Not only does our largest and only customer not need our natural gas but they purchase it from Canada for less that $1.00 per mcf and in turn sell it to Mexico and export markets as LNG at prices in excess of $4.00 per mcf.   Since 2016, the US has constructed four LNG export facilities and have approved the construction of new facilities that will double export capacity by 2021. 

Over this time, it has been a challenge for Canadians to cooperate among its jurisdictions to see one LNG export facility constructed.   Since 2010, there have been 18 proposals for the construction of LNG facilities on the BC Coast, all of which but one has been frustrated by regulatory morass and delays. LNG Canada is one project that received approval in 2018 and construction has since started, it is expected to begin operating in 2023, taking a mere 12 years from when it was first announced. 

The key to its start-up will be the willingness and fortitude of the government to physically remove protestors that are likely to prevent the last mile construction of the Coastal Gas link Pipeline providing the gas supply from North East BC. 

The story is even more profound on the crude oil front, where the US has added 6 mm bbl/d of production since 2012. Include the barrel equivalence of natural gas, and the US has added a staggering 10 mm bbls per day in a period of seven years, nothing short of an energy revolution. No other country in history has ever mobilized the resources and provided the favourable regulatory frame work to result of such an energy revolution. Since 2008, the US has added 58,225 km of new crude pipelines while Canada has added zero.  

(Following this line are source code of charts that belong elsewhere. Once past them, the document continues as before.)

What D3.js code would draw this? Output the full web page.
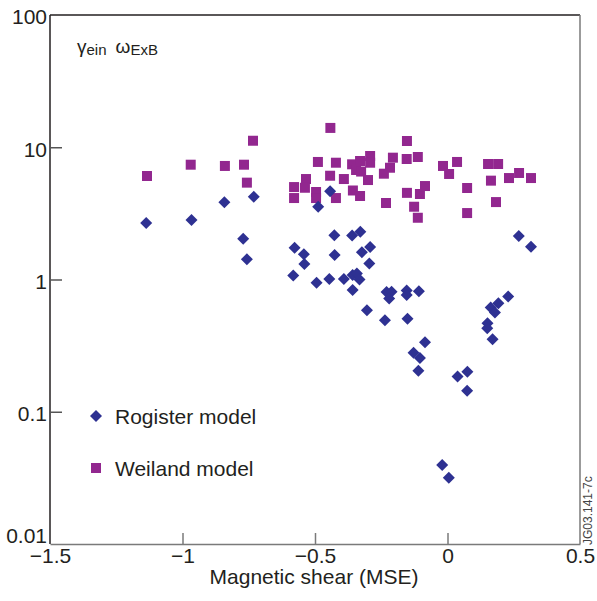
<!DOCTYPE html>
<html>
<head>
<meta charset="utf-8">
<script src="https://cdn.jsdelivr.net/npm/d3@7"></script>
<style>
  body { margin: 0; background: #fff; }
  svg { display: block; font-family: "Liberation Sans", Arial, Helvetica, sans-serif; }
</style>
</head>
<body>
<div id="chart"></div>
<script>
// magnetic shear (MSE) and growth rate, Rogister model
const rogisterShear = [-1.137, -0.966, -0.842, -0.731, -0.771, -0.757, -0.443, -0.488, -0.577, -0.542,
    -0.540, -0.582, -0.494, -0.446, -0.391, -0.427, -0.426, -0.360, -0.329, -0.323,
    -0.292, -0.295, -0.358, -0.342, -0.332, -0.358, -0.230, -0.211, -0.220, -0.154,
    -0.154, -0.108, -0.304, -0.236, -0.151, -0.085, -0.128, -0.104, -0.110, 0.038,
    0.075, 0.074, -0.020, 0.005, 0.229, 0.192, 0.163, 0.179, 0.151, 0.150,
    0.170, 0.269, 0.315]
const rogisterGamma = [2.67, 2.82, 3.83, 4.23, 2.03, 1.42, 4.64, 3.55, 1.74, 1.55,
    1.31, 1.07, 0.946, 1.01, 1.01, 2.16, 1.53, 2.15, 2.30, 1.61,
    1.76, 1.32, 1.08, 1.11, 1.00, 0.833, 0.804, 0.807, 0.718, 0.826,
    0.764, 0.816, 0.585, 0.492, 0.504, 0.335, 0.279, 0.255, 0.204, 0.185,
    0.201, 0.144, 0.0396, 0.0317, 0.744, 0.661, 0.614, 0.563, 0.467, 0.428,
    0.354, 2.13, 1.77]

// Weiland model
const weilandShear = [-1.134, -0.969, -0.840, -0.768, -0.734, -0.757, -0.442, -0.153, -0.489, -0.421,
    -0.360, -0.330, -0.292, -0.292, -0.345, -0.326, -0.206, -0.217, -0.154, -0.112,
    -0.443, -0.391, -0.534, -0.538, -0.579, -0.579, -0.496, -0.496, -0.421, -0.300,
    -0.357, -0.330, -0.240, -0.232, -0.153, -0.126, -0.112, -0.104, -0.085, -0.017,
    0.036, 0.006, 0.153, 0.191, 0.164, 0.232, 0.270, 0.315, 0.074, 0.183,
    0.074]
const weilandGamma = [6.06, 7.38, 7.22, 7.38, 11.2, 5.40, 14.0, 11.15, 7.74, 7.64,
    7.43, 7.87, 8.59, 7.64, 6.73, 6.55, 8.34, 7.00, 8.15, 8.44,
    6.09, 5.75, 5.75, 4.94, 5.00, 4.13, 4.59, 4.13, 4.13, 5.65,
    4.71, 4.28, 6.31, 3.79, 4.52, 3.55, 2.93, 4.43, 5.09, 7.22,
    7.74, 6.28, 7.47, 7.47, 5.59, 5.85, 6.39, 5.85, 4.92, 3.85,
    3.18]

const xTickValues = [-1.5, -1, -0.5, 0, 0.5]
const xTickLabels = ["\u22121.5", "\u22121", "\u22120.5", "0", "0.5"]
const yTickValues = [0.01, 0.1, 1, 10, 100]
const yTickLabels = ["0.01", "0.1", "1", "10", "100"]

const seriesNames = ["Rogister model", "Weiland model"]

function drawShearChart() {
    const rogister = rogisterShear.map((s, i) => ({ x: s, y: rogisterGamma[i] }))
    const weiland = weilandShear.map((s, i) => ({ x: s, y: weilandGamma[i] }))
    const xAccessor = d => d.x
    const yAccessor = d => d.y

    // dimensions
    let dimensions = {
        width: 597,
        height: 601,
        margin: { top: 15, right: 17, bottom: 57, left: 50 }
    }
    dimensions.boundedWidth = dimensions.width - dimensions.margin.left - dimensions.margin.right
    dimensions.boundedHeight = dimensions.height - dimensions.margin.top - dimensions.margin.bottom

    const wrapper = d3.select("#chart")
        .append("svg")
        .attr("width", dimensions.width)
        .attr("height", dimensions.height)

    const bounds = wrapper.append("g")
        .attr("transform", `translate(${dimensions.margin.left},${dimensions.margin.top})`)

    // scales
    const xScale = d3.scaleLinear()
        .domain([-1.5, 0.5])
        .range([0, dimensions.boundedWidth])

    const yScale = d3.scaleLog()
        .domain([0.01, 100])
        .range([dimensions.boundedHeight, 0])

    const blue = "#2e3192"
    const purple = "#92278f"
    const fontSize = "21px"

    // frame: left/top dark, bottom/right grey
    bounds.append("line")
        .attr("x1", 0).attr("x2", 0)
        .attr("y1", 0).attr("y2", dimensions.boundedHeight)
        .attr("stroke", "#231f20").attr("stroke-width", 1.5)
    bounds.append("line")
        .attr("x1", 0).attr("x2", dimensions.boundedWidth)
        .attr("y1", 0).attr("y2", 0)
        .attr("stroke", "#231f20").attr("stroke-width", 1.5)
    bounds.append("line")
        .attr("x1", dimensions.boundedWidth).attr("x2", dimensions.boundedWidth)
        .attr("y1", 0).attr("y2", dimensions.boundedHeight)
        .attr("stroke", "#7a7a7a").attr("stroke-width", 1.5)

    // axes
    const xAxisGenerator = d3.axisBottom(xScale)
        .tickValues(xTickValues)
        .tickFormat((d, i) => xTickLabels[i])
        .tickSizeInner(-11)
        .tickSizeOuter(0)
        .tickPadding(4)

    const xAxis = bounds.append("g")
        .attr("transform", `translate(0,${dimensions.boundedHeight})`)
        .call(xAxisGenerator)
    xAxis.select(".domain").attr("stroke", "#7a7a7a").attr("stroke-width", 1.5)
    xAxis.selectAll(".tick line").attr("stroke", "#7a7a7a").attr("stroke-width", 1.5)
        .attr("opacity", (d, i) => (i === 0 || i === xTickValues.length - 1) ? 0 : 1)
    xAxis.selectAll(".tick text")
        .attr("fill", "#231f20")
        .style("font-size", fontSize)
        .style("font-family", "'Liberation Sans', Arial, sans-serif")

    const yAxisGenerator = d3.axisLeft(yScale)
        .tickValues(yTickValues)
        .tickFormat((d, i) => yTickLabels[i])
        .tickSizeInner(-12)
        .tickSizeOuter(0)
        .tickPadding(4)

    const yAxis = bounds.append("g")
        .call(yAxisGenerator)
    yAxis.select(".domain").remove()
    yAxis.selectAll(".tick line").attr("stroke", "#555").attr("stroke-width", 1.5)
        .attr("opacity", (d, i) => (i === 0 || i === yTickValues.length - 1) ? 0 : 1)
    yAxis.selectAll(".tick text")
        .attr("fill", "#231f20")
        .attr("x", -3)
        .attr("dy", (d, i) => i === 0 ? "-0.05em" : "0.42em")
        .style("font-size", fontSize)
        .style("font-family", "'Liberation Sans', Arial, sans-serif")

    bounds.append("text")
        .attr("x", dimensions.boundedWidth / 2 - 1)
        .attr("y", dimensions.boundedHeight + 40)
        .attr("text-anchor", "middle")
        .attr("fill", "#231f20")
        .style("font-size", fontSize)
        .text("Magnetic shear (MSE)")

    // data
    bounds.append("g").selectAll("path")
        .data(weiland).join("path")
        .attr("d", d3.symbol(d3.symbolSquare, 100))
        .attr("transform", d => `translate(${xScale(xAccessor(d))},${yScale(yAccessor(d))})`)
        .attr("fill", purple)

    bounds.append("g").selectAll("path")
        .data(rogister).join("path")
        .attr("d", d3.symbol(d3.symbolSquare, 72))
        .attr("transform", d => `translate(${xScale(xAccessor(d))},${yScale(yAccessor(d))}) rotate(45)`)
        .attr("fill", blue)

    // label in top-left
    const lab = bounds.append("text")
        .attr("x", 27)
        .attr("y", 38)
        .attr("fill", "#231f20")
        .style("font-size", "19px")
    lab.append("tspan").text("\u03b3")
    lab.append("tspan").attr("dy", 2).style("font-size", "15px").text("ein")
    lab.append("tspan").attr("dx", 9).attr("dy", -2).text("\u03c9")
    lab.append("tspan").attr("dy", 2).style("font-size", "15px").text("ExB")

    // legend
    const legend = [
        { name: seriesNames[0], color: blue, shape: "diamond" },
        { name: seriesNames[1], color: purple, shape: "square" }
    ]
    const legendGroup = bounds.append("g")
        .attr("transform", `translate(46,401)`)
    const items = legendGroup.selectAll("g")
        .data(legend).join("g")
        .attr("transform", (d, i) => `translate(0,${i * 52})`)
    items.append("path")
        .attr("d", d => d.shape === "diamond" ? d3.symbol(d3.symbolSquare, 72)() : d3.symbol(d3.symbolSquare, 100)())
        .attr("transform", d => d.shape === "diamond" ? "rotate(45)" : null)
        .attr("fill", d => d.color)
    items.append("text")
        .attr("x", 19)
        .attr("y", 8)
        .attr("fill", "#231f20")
        .style("font-size", fontSize)
        .text(d => d.name)

    // figure id
    wrapper.append("text")
        .attr("transform", `translate(592,545) rotate(-90)`)
        .attr("fill", "#444")
        .style("font-size", "12px")
        .text("JG03.141-7c")
}

drawShearChart()
</script>
</body>
</html>
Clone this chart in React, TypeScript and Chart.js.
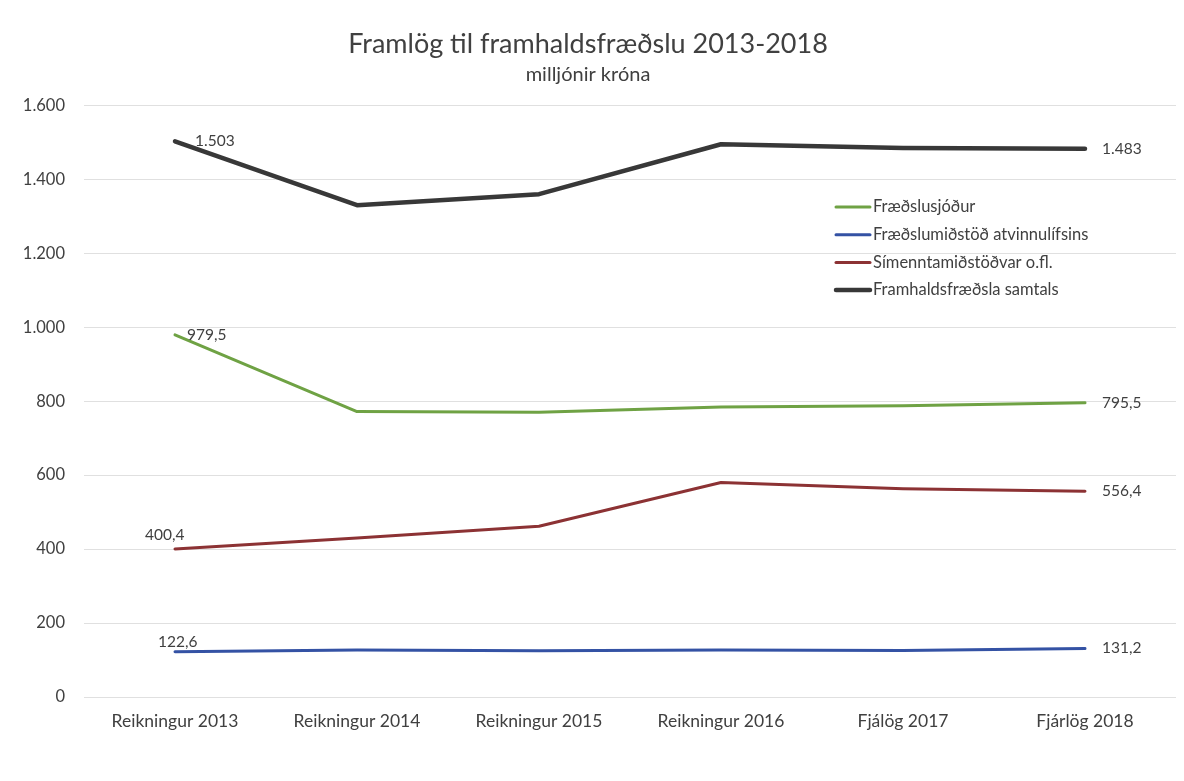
import React, { useEffect, useRef } from "react";
import { Chart, registerables } from "chart.js";

Chart.register(...registerables);

const categories = [
  "Reikningur 2013",
  "Reikningur 2014",
  "Reikningur 2015",
  "Reikningur 2016",
  "Fjálög 2017",
  "Fjárlög 2018",
];
const fraedslusjodur = [979.5, 772, 770, 784, 788, 795.5];
const fraedslumidstod = [122.6, 127, 125, 127, 126, 131.2];
const simenntamidstodvar = [400.4, 430, 462, 580, 563, 556.4];
const samtals = [1503, 1330, 1360, 1495, 1485, 1483];
const yTicks = [0, 200, 400, 600, 800, 1000, 1200, 1400, 1600];

const FONT = "Lato, 'Noto Sans', sans-serif";
const TEXT = "#404040";

function fmt(v: number): string {
  const neg = v < 0;
  const a = Math.abs(v);
  const intPart = Math.floor(a);
  const dec = Math.round((a - intPart) * 10);
  const s = String(intPart).replace(/\B(?=(\d{3})+(?!\d))/g, ".");
  return (neg ? "-" : "") + s + (dec ? "," + dec : "");
}

const labelPlugin = {
  id: "endLabels",
  afterDatasetsDraw(chart: any) {
    const ctx = chart.ctx;
    ctx.save();
    ctx.font = `15.5px ${FONT}`;
    ctx.fillStyle = TEXT;
    ctx.textBaseline = "middle";
    const firstOffsets = [
      { dx: 12, dy: 0 },
      { dx: -17, dy: -10 },
      { dx: -30, dy: -14 },
      { dx: 20, dy: 0 },
    ];
    chart.data.datasets.forEach((ds: any, i: number) => {
      const meta = chart.getDatasetMeta(i);
      const first = meta.data[0];
      const last = meta.data[meta.data.length - 1];
      const o = firstOffsets[i];
      ctx.textAlign = "left";
      ctx.fillText(fmt(ds.data[0]), first.x + o.dx, first.y + o.dy);
      ctx.fillText(fmt(ds.data[ds.data.length - 1]), last.x + 17, last.y);
    });
    ctx.restore();
  },
};

const legendPlugin = {
  id: "customLegend",
  afterDraw(chart: any) {
    const ctx = chart.ctx;
    const x0 = 836;
    const y0 = 207;
    const gap = 27.7;
    ctx.save();
    ctx.font = `16.5px ${FONT}`;
    ctx.fillStyle = TEXT;
    ctx.textBaseline = "middle";
    ctx.textAlign = "left";
    chart.data.datasets.forEach((ds: any, i: number) => {
      const y = y0 + i * gap;
      ctx.strokeStyle = ds.borderColor;
      ctx.lineWidth = ds.borderWidth;
      ctx.lineCap = "round";
      ctx.beginPath();
      ctx.moveTo(x0, y);
      ctx.lineTo(x0 + 34, y);
      ctx.stroke();
      ctx.fillText(ds.label, x0 + 37, y);
    });
    ctx.restore();
  },
};

export default function App() {
  const ref = useRef<HTMLCanvasElement | null>(null);
  useEffect(() => {
    if (!ref.current) return;
    const chart = new Chart(ref.current, {
      type: "line",
      data: {
        labels: categories,
        datasets: [
          {
            label: "Fræðslusjóður",
            data: fraedslusjodur,
            borderColor: "#6fa244",
            borderWidth: 3,
          },
          {
            label: "Fræðslumiðstöð atvinnulífsins",
            data: fraedslumidstod,
            borderColor: "#3452a4",
            borderWidth: 3,
          },
          {
            label: "Símenntamiðstöðvar o.fl.",
            data: simenntamidstodvar,
            borderColor: "#8c3234",
            borderWidth: 3,
          },
          {
            label: "Framhaldsfræðsla samtals",
            data: samtals,
            borderColor: "#383838",
            borderWidth: 4.5,
          },
        ],
      },
      options: {
        animation: false,
        responsive: true,
        maintainAspectRatio: false,
        elements: {
          point: { radius: 0, hoverRadius: 0 },
          line: { tension: 0, borderCapStyle: "round", borderJoinStyle: "round" },
        },
        layout: { padding: { left: 0, right: 8, top: 0, bottom: 43 } },
        plugins: {
          legend: { display: false },
          tooltip: { enabled: false },
          title: {
            display: true,
            text: "Framlög til framhaldsfræðslu 2013-2018",
            color: TEXT,
            font: { family: FONT, size: 27, weight: "normal" },
            padding: { top: 28, bottom: 2 },
          },
          subtitle: {
            display: true,
            text: "milljónir króna",
            color: TEXT,
            font: { family: FONT, size: 20, weight: "normal" },
            padding: { top: 0, bottom: 19 },
          },
        },
        scales: {
          x: {
            offset: true,
            grid: { display: false },
            border: { display: false },
            ticks: {
              color: TEXT,
              font: { family: FONT, size: 17.5 },
              padding: 6,
              maxRotation: 0,
            },
          },
          y: {
            min: 0,
            max: 1600,
            afterBuildTicks(scale: any) {
              scale.ticks = yTicks.map((v) => ({ value: v }));
            },
            afterFit(scale: any) {
              scale.width = 84;
            },
            grid: { color: "#e0e0e0", lineWidth: 1, drawTicks: false },
            border: { display: false },
            ticks: {
              color: TEXT,
              font: { family: FONT, size: 16.5 },
              padding: 19,
              callback: (v: any) => fmt(Number(v)),
            },
          },
        },
      },
      plugins: [labelPlugin, legendPlugin],
    });
    return () => chart.destroy();
  }, []);
  return (
    <div style={{ position: "fixed", left: 0, top: 0, width: 1184, height: 781, background: "#fff" }}>
      <canvas ref={ref} />
    </div>
  );
}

Not only did the US experienced an energy revolution but it did so at the same time reducing GHG emission.  The lower global oil prices appear only to be a hiccup for the US energy revolution while Canada’s energy industry investment declined 62% from 2014 to 2019 totaling over $200 billion of lost investment.

This can only be attributed to poor government policies supressing infrastructure investment in Canada.